En réfléchissant sur la fraîcheur des souvenirs, sur la couleur enchantée qu’ils revêtent dans un passé lointain, j’admirais ce travail involontaire de l’âme qui écarte et supprime, dans le ressouvenir de moments agréables, tout ce qui en diminuait le charme, au moment où on les traversait. Je comparais cette espèce d’idéalisation, car c’en est une, à l’effet des beaux ouvrages de l’imagination. Le grand artiste concentre l’intérêt en supprimant les détails inutiles ou repoussants, ou sots ; sa main puissante dispose et établit, ajoute ou supprime, et en use ainsi sur des objets qui sont siens ; il se meut dans son domaine et vous y donne une fête à son gré ; dans l’ouvrage d’un artiste médiocre, on sent qu’il n’a été maître de rien ; il n’exerce aucune action sur un entassement de matériaux empruntés. Quel ordre établirait-il dans ce travail où tout le domine ? Il ne peut qu’inventer timidement et que copier servilement ; or, au lieu de faire comme l’imagination qui supprime les côtés repoussants, il leur donne un rang égal et quelquefois supérieur par la servilité avec laquelle il copie. Tout est donc confusion et insipidité dans son ouvrage. Que s’il s’y mêle quelque degré d’intérêt et même de charme, à raison du degré d’inspiration personnelle qu’il lui sera donné de mêler à sa compilation, je le comparerai à la vie comme elle est, et à ce mélange de lueurs agréables et de dégoûts qui la composent. De même que dans la composition bigarrée de mon demi-artiste où le mal étouffe le bien, nous ne sentons qu’à peine, dans le courant de la vie, ces instants passagers de bonheur, tant ils sont gâtés par les ennuis de tous les moments.

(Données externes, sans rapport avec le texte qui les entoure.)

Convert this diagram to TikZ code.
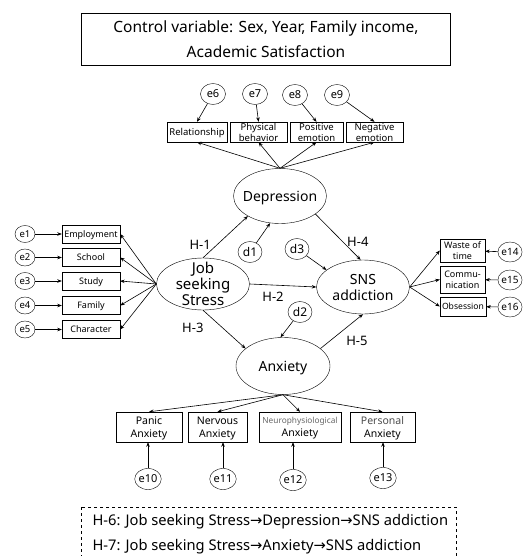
\documentclass[tikz,border=0pt]{standalone}
\usepackage{fontspec}
\setmainfont{Noto Sans}
\newfontfamily\arrowfont{DejaVu Sans}
\usetikzlibrary{shapes.geometric,arrows.meta}

\begin{document}
\begin{tikzpicture}[
            x = 1pt, y = -1pt,
            every node/.style={text depth=0pt},
            latent/.style={ellipse, draw, inner sep=0pt, minimum width=93pt, minimum height=55pt},
            lbl/.style={align=center, font=\fontsize{14}{16}\selectfont},
            obs/.style={rectangle, draw, inner sep=0pt, minimum height=20pt, align=center, font=\fontsize{9.5}{11}\selectfont},
            err/.style={ellipse, draw, inner sep=0pt, minimum width=25pt, minimum height=21pt, font=\fontsize{11}{11}\selectfont},
            line/.style={line width=.6pt, -{Stealth[length=4.5pt, width=3.5pt]}},
            hyp/.style={font=\fontsize{13}{13}\selectfont},
            ]

        \useasboundingbox (0,0) rectangle (526,556);

        \node[draw, minimum width=369pt, minimum height=52pt, align=center, font=\fontsize{15.5}{25}\selectfont] (ctrl) at (266,39) {Control variable: Sex, Year, Family income,\\Academic Satisfaction};

        % latent variables
        \node[latent, label={[lbl]center:Depression}] (dep) at (280,196) {};
        \node[latent, minimum height=52pt, label={[lbl, font=\fontsize{15}{16}\selectfont]center:Job\\seeking\\Stress}] (jss) at (203,284) {};
        \node[latent, minimum height=54pt, label={[lbl]center:SNS\\addiction}] (sns) at (363,287) {};
        \node[latent, minimum width=94pt, minimum height=57pt, label={[lbl]center:Anxiety}] (anx) at (283,366) {};

        \node[err, minimum width=24pt, font=\fontsize{12}{12}\selectfont] (d1) at (250,252) {d1};
        \node[err, minimum width=24pt, font=\fontsize{12}{12}\selectfont] (d2) at (300,312) {d2};
        \node[err, minimum width=24pt, font=\fontsize{12}{12}\selectfont] (d3) at (297,249) {d3};

        % depression
        \node[obs, minimum width=60pt] (rel) at (197,132) {Relationship};
        \node[obs, minimum width=57pt] (phys) at (258.5,132) {Physical\\behavior};
        \node[obs, minimum width=53pt] (pos) at (316.5,132) {Positive\\emotion};
        \node[obs, minimum width=57pt] (neg) at (374.5,132) {Negative\\emotion};
        \node[err] (e6) at (213,94) {e6};
        \node[err] (e7) at (255,94) {e7};
        \node[err] (e8) at (295,95) {e8};
        \node[err] (e9) at (337,95) {e9};

        % job seeking stress
        \node[obs, minimum width=58pt, minimum height=18pt, font=\fontsize{9}{11}\selectfont] (emp) at (91,234) {Employment};
        \node[obs, minimum width=58pt, minimum height=18pt, font=\fontsize{9}{11}\selectfont] (sch) at (91,257.5) {School};
        \node[obs, minimum width=58pt, minimum height=18pt, font=\fontsize{9}{11}\selectfont] (stu) at (91,281) {Study};
        \node[obs, minimum width=58pt, minimum height=18pt, font=\fontsize{9}{11}\selectfont] (fam) at (91,305.5) {Family};
        \node[obs, minimum width=58pt, minimum height=18pt, font=\fontsize{9}{11}\selectfont] (cha) at (91,329.5) {Character};
        \node[err, minimum width=20pt, minimum height=17pt, font=\fontsize{9.5}{10}\selectfont] (e1) at (25,234) {e1};
        \node[err, minimum width=20pt, minimum height=17pt, font=\fontsize{9.5}{10}\selectfont] (e2) at (25,257.5) {e2};
        \node[err, minimum width=20pt, minimum height=17pt, font=\fontsize{9.5}{10}\selectfont] (e3) at (25,281) {e3};
        \node[err, minimum width=20pt, minimum height=17pt, font=\fontsize{9.5}{10}\selectfont] (e4) at (25,305.5) {e4};
        \node[err, minimum width=20pt, minimum height=17pt, font=\fontsize{9.5}{10}\selectfont] (e5) at (25,329.5) {e5};

        % sns addiction
        \node[obs, minimum width=45pt, minimum height=23pt, font=\fontsize{9}{11}\selectfont] (waste) at (462.5,250.5) {Waste of\\time};
        \node[obs, minimum width=45pt, minimum height=27pt, font=\fontsize{9}{11}\selectfont] (comm) at (462.5,279.5) {Commu-\\nication};
        \node[obs, minimum width=46pt, minimum height=19pt, font=\fontsize{8.6}{11}\selectfont] (obs) at (463,306.5) {Obsession};
        \node[err, minimum width=22pt, minimum height=20pt, font=\fontsize{10}{10}\selectfont] (e14) at (510,252) {e14};
        \node[err, minimum width=22pt, minimum height=20pt, font=\fontsize{10}{10}\selectfont] (e15) at (510,280) {e15};
        \node[err, minimum width=22pt, minimum height=20pt, font=\fontsize{10}{10}\selectfont] (e16) at (510,307) {e16};

        % anxiety
        \node[obs, minimum width=66pt, minimum height=30pt, font=\fontsize{10.5}{12.5}\selectfont] (pan) at (149,427) {Panic\\Anxiety};
        \node[obs, minimum width=59pt, minimum height=30pt, font=\fontsize{10.5}{12.5}\selectfont] (ner) at (217.5,427) {Nervous\\Anxiety};
        \node[obs, minimum width=82pt, minimum height=30pt, font=\fontsize{10.5}{12.5}\selectfont] (neu) at (300,427) {{\color{black!60}\fontsize{8.3}{12.5}\selectfont Neurophysiological}\\Anxiety};
        \node[obs, minimum width=65pt, minimum height=30pt, font=\fontsize{10.5}{12.5}\selectfont] (per) at (382.5,427) {{\color{black!70}Personal}\\Anxiety};
        \node[err] (e10) at (148,479) {e10};
        \node[err] (e11) at (223,479) {e11};
        \node[err] (e12) at (293,480) {e12};
        \node[err] (e13) at (383,478) {e13};

        \draw[line] (e6) -- (rel.north);
        \draw[line] (e7) -- (phys.north);
        \draw[line] (e8) -- (pos.north);
        \draw[line] (e9) -- (neg.north);
        \draw[line] (dep.north) -- (rel.south);
        \draw[line] (dep.north) -- (phys.south);
        \draw[line] (dep.north) -- (pos.south);
        \draw[line] (dep.north) -- (neg.south);

        \draw[line] (e1) -- (emp);
        \draw[line] (e2) -- (sch);
        \draw[line] (e3) -- (stu);
        \draw[line] (e4) -- (fam);
        \draw[line] (e5) -- (cha);
        \draw[line] (jss.west) -- (emp.east);
        \draw[line] (jss.west) -- (sch.east);
        \draw[line] (jss.west) -- (stu.east);
        \draw[line] (jss.west) -- (fam.east);
        \draw[line] (jss.west) -- (cha.east);

        \draw[line] (sns.east) -- (waste.west);
        \draw[line] (sns.east) -- (comm.west);
        \draw[line] (sns.east) -- (obs.west);
        \draw[line] (e14) -- (waste);
        \draw[line] (e15) -- (comm);
        \draw[line] (e16) -- (obs);

        \draw[line] (anx.south) -- (pan.north);
        \draw[line] (anx.south) -- (ner.north);
        \draw[line] (anx.south) -- (neu.north);
        \draw[line] (anx.south) -- (per.north);
        \draw[line] (e10) -- (e10 |- pan.south);
        \draw[line] (e11) -- (e11 |- ner.south);
        \draw[line] (e12) -- (e12 |- neu.south);
        \draw[line] (e13) -- (e13 |- per.south);

        % hypotheses
        \draw[line] (jss.north) -- node[hyp, pos=.3, left=2pt] (h1) {H-1} (dep.212);
        \draw[line] (jss.east) -- node[hyp, pos=.35, below=3pt] (h2) {H-2} (sns.west);
        \draw[line] (jss.south) -- node[hyp, pos=.05, left=-2pt, yshift=-16pt] (h3) {H-3} (anx.155);
        \draw[line] (dep.333) -- node[hyp, pos=.6, right=1pt] (h4) {H-4} (sns.95);
        \draw[line] (anx.25) -- node[hyp, pos=.5, below right=1pt] (h5) {H-5} (sns.south);
        \draw[line] (d1) -- (dep.250);
        \draw[line] (d2) -- (anx.95);
        \draw[line] (d3) -- (sns.155);

        \draw[dashed] (81,507) rectangle (456,575);
        \node[anchor=west, font=\fontsize{14.7}{16}\selectfont] (h6) at (89,520) {H-6: Job seeking Stress{\arrowfont →}Depression{\arrowfont →}SNS addiction};
        \node[anchor=west, font=\fontsize{14.7}{16}\selectfont] (h7) at (89,545) {H-7: Job seeking Stress{\arrowfont →}Anxiety{\arrowfont →}SNS addiction};
    \end{tikzpicture}
\end{document}
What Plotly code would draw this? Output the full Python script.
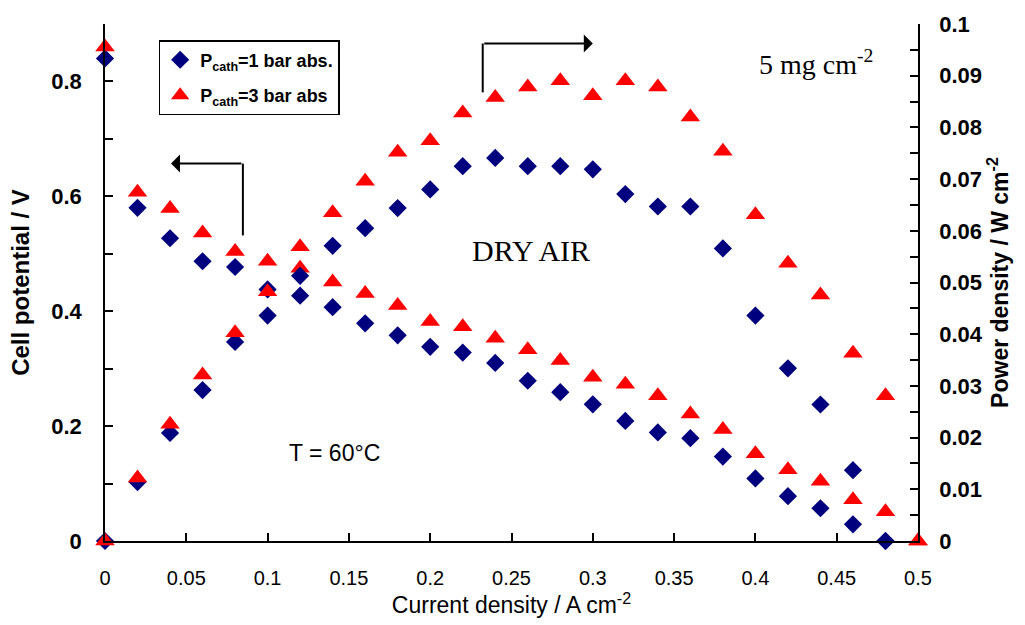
import plotly.graph_objects as go

# ---- data ----
current_1bar = [0, 0.02, 0.04, 0.06, 0.08, 0.10, 0.12, 0.14, 0.16, 0.18, 0.20, 0.22, 0.24,
                0.26, 0.28, 0.30, 0.32, 0.34, 0.36, 0.38, 0.40, 0.42, 0.44, 0.46, 0.48]
potential_1bar = [0.84, 0.580, 0.527, 0.487, 0.477, 0.438, 0.427, 0.407, 0.379, 0.358, 0.338,
                  0.328, 0.310, 0.279, 0.259, 0.238, 0.209, 0.189, 0.179, 0.147, 0.109, 0.078,
                  0.057, 0.029, 0.0]
power_1bar = [0.0, 0.0114, 0.0209, 0.0292, 0.0385, 0.0436, 0.0513, 0.0571, 0.0605, 0.0644,
              0.0680, 0.0725, 0.0741, 0.0725, 0.0725, 0.0719, 0.0671, 0.0647, 0.0647, 0.0566,
              0.0436, 0.0334, 0.0264, 0.0137, 0.0]

current_3bar = [0, 0.02, 0.04, 0.06, 0.08, 0.10, 0.12, 0.14, 0.16, 0.18, 0.20, 0.22, 0.24,
                0.26, 0.28, 0.30, 0.32, 0.34, 0.36, 0.38, 0.40, 0.42, 0.44, 0.46, 0.48, 0.50]
potential_3bar = [0.86, 0.607, 0.579, 0.536, 0.504, 0.487, 0.475, 0.451, 0.431, 0.410, 0.382,
                  0.373, 0.353, 0.333, 0.314, 0.285, 0.273, 0.253, 0.221, 0.194, 0.152, 0.124,
                  0.104, 0.072, 0.051, 0.0]
power_3bar = [0.0, 0.0122, 0.0226, 0.0321, 0.0403, 0.0482, 0.0569, 0.0635, 0.0696, 0.0752,
              0.0774, 0.0828, 0.0858, 0.0878, 0.0890, 0.0861, 0.0890, 0.0878, 0.0820, 0.0754,
              0.0631, 0.0537, 0.0476, 0.0363, 0.0281, 0.0]

x_ticks = [0, 0.05, 0.1, 0.15, 0.2, 0.25, 0.3, 0.35, 0.4, 0.45, 0.5]
x_ticklabels = ["0", "0.05", "0.1", "0.15", "0.2", "0.25", "0.3", "0.35", "0.4", "0.45", "0.5"]
y_ticks = [0, 0.2, 0.4, 0.6, 0.8]
y_ticklabels = ["0", "0.2", "0.4", "0.6", "0.8"]
y2_ticks = [0, 0.01, 0.02, 0.03, 0.04, 0.05, 0.06, 0.07, 0.08, 0.09, 0.1]
y2_ticklabels = ["0", "0.01", "0.02", "0.03", "0.04", "0.05", "0.06", "0.07", "0.08", "0.09", "0.1"]

NAVY = "#00007F"
RED = "#FF0000"
BOLD = "Liberation Sans, Arial, sans-serif"
NARROW = "Liberation Sans Narrow, Arial Narrow, Liberation Sans, sans-serif"
SERIF = "Liberation Serif, Times New Roman, serif"

dia = dict(symbol="diamond", size=14, color=NAVY, line=dict(width=0))
tri = dict(symbol="triangle-up", size=17, color=RED, line=dict(width=0))

fig = go.Figure()
fig.add_trace(go.Scatter(x=current_1bar, y=potential_1bar, mode="markers", marker=dia,
                         name="P<sub>cath</sub>=1 bar abs.", legendgroup="a", cliponaxis=False))
fig.add_trace(go.Scatter(x=current_3bar, y=potential_3bar, mode="markers", marker=tri,
                         name="P<sub>cath</sub>=3 bar abs", legendgroup="b", cliponaxis=False))
fig.add_trace(go.Scatter(x=current_1bar, y=power_1bar, mode="markers", marker=dia, yaxis="y2",
                         showlegend=False, legendgroup="a", cliponaxis=False))
fig.add_trace(go.Scatter(x=current_3bar, y=power_3bar, mode="markers", marker=tri, yaxis="y2",
                         showlegend=False, legendgroup="b", cliponaxis=False))

axis_common = dict(showgrid=False, zeroline=False, showline=True, linecolor="black",
                   linewidth=1.5, ticks="inside", ticklen=8, tickcolor="black", tickwidth=1.5)

fig.update_layout(
    width=1025, height=625,
    margin=dict(l=105, r=107, t=24, b=84),
    paper_bgcolor="white", plot_bgcolor="white",
    font=dict(family=BOLD, color="black"),
    xaxis=dict(range=[0, 0.5], tickvals=x_ticks, ticktext=x_ticklabels,
               tickfont=dict(family=NARROW, size=20, color="black"),
               ticklabelstandoff=18,
               title=dict(text="Current density / A cm<sup>-2</sup>",
                          font=dict(family=NARROW, size=23, color="black"), standoff=3),
               **axis_common),
    yaxis=dict(range=[0, 0.9], tickvals=y_ticks, ticktext=y_ticklabels,
               tickfont=dict(family=BOLD, size=22, color="black", weight="bold"),
               ticklabelstandoff=17,
               minor=dict(dtick=0.1, tick0=0, ticks="inside", ticklen=8, tickcolor="black", tickwidth=1.5),
               title=dict(text="Cell potential / V",
                          font=dict(family=BOLD, size=24, color="black", weight="bold"), standoff=15),
               **axis_common),
    yaxis2=dict(range=[0, 0.1], tickvals=y2_ticks, ticktext=y2_ticklabels, overlaying="y",
                side="right", anchor="x",
                tickfont=dict(family=BOLD, size=22, color="black", weight="bold"),
                ticklabelstandoff=15,
                minor=dict(dtick=0.005, tick0=0, ticks="inside", ticklen=8, tickcolor="black", tickwidth=1.5),
                title=dict(text="Power density / W cm<sup>-2</sup>",
                           font=dict(family=BOLD, size=23, color="black", weight="bold"), standoff=10),
                **axis_common),
    legend=dict(x=0.066, y=0.969, xanchor="left", yanchor="top",
                bgcolor="white", bordercolor="black", borderwidth=1.5,
                font=dict(family=BOLD, size=18, color="black", weight="bold"),
                traceorder="grouped", tracegroupgap=9),
    showlegend=True,
)

# arrows (left arrow -> potential axis, right arrow -> power axis)
fig.add_shape(type="line", xref="x", yref="y", x0=0.0848, y0=0.532, x1=0.0848, y1=0.657,
              line=dict(color="black", width=2))
fig.add_annotation(xref="x", yref="y", axref="x", ayref="y", x=0.0406, y=0.657,
                   ax=0.0848, ay=0.657, text="", showarrow=True, arrowhead=1,
                   arrowwidth=2, arrowsize=1.5, arrowcolor="black")
fig.add_shape(type="line", xref="x", yref="y", x0=0.2323, y0=0.781, x1=0.2323, y1=0.866,
              line=dict(color="black", width=2))
fig.add_annotation(xref="x", yref="y", axref="x", ayref="y", x=0.300, y=0.866,
                   ax=0.2323, ay=0.866, text="", showarrow=True, arrowhead=1,
                   arrowwidth=2, arrowsize=1.5, arrowcolor="black")

fig.add_annotation(xref="x", yref="y", x=0.437, y=0.833, text="5 mg cm<sup>-2</sup>",
                   showarrow=False, font=dict(family=SERIF, size=28, color="black"))
fig.add_annotation(xref="x", yref="y", x=0.2618, y=0.506, text="DRY AIR",
                   showarrow=False, font=dict(family=SERIF, size=30, color="black"))
fig.add_annotation(xref="x", yref="y", x=0.1412, y=0.153, text="T = 60°C",
                   showarrow=False, font=dict(family=BOLD, size=23, color="black"))

fig.write_html("out.html")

Un homme peut-il dire qu’il a été heureux dans tel moment de sa vie qu’il trouve charmant par le souvenir ? Il l’est assurément par ce souvenir même, il se rend compte du bonheur qu’il a dû éprouver ; mais dans l’instant de ce prétendu bonheur, se sentait-il vraiment heureux ? Il était comme un homme qui possède une parcelle de terrain dans laquelle est enfoui un trésor dont il n’a pas connaissance. Appellerez-vous riche un tel homme ? pas plus que je n’appelle heureux celui qui lest sans s’en douter, ou sans savoir à quel point il l’est. Le vulgaire trouve heureux le monarque, parce qu’il dispose de tout, de tout ce qui lui manque surtout ; il ne voit pas qu’il est assiégé par des ennuis attachés à sa condition élevée, comme il l’est lui-même dans sa médiocrité. Ces ennuis obscurcissent tous les plaisirs, pour lui comme pour le monarque ; et combien n’en est-il pas qu’il goûte, sans presque le savoir, qui sont inestimables et qui sont interdits, inconnus même des grands qu’il envie ! Ces avantages sont si nombreux, ils sont si certains qu’ils suffisent amplement, je ne dirai pas à consoler, mais à rendre charmée de son lot, cette partie de l’humanité dont la médiocrité est le partage…

Les pures jouissances que je trouve ici, sans parler du peu de goût que j’ai pour les plaisirs des grands, me dispensent d’allonger cette note.

  1. Madame Riesener
  2. Delacroix, dans sa jeunesse, allait souvent à Frépillon, chez son oncle Riesener.
  3. Madame Charles His. (Voir suprà, t. I, p. 271.)
  4. Le Christ au jardin des Oliviers. (Voir Catalogue Robaut, no 176.)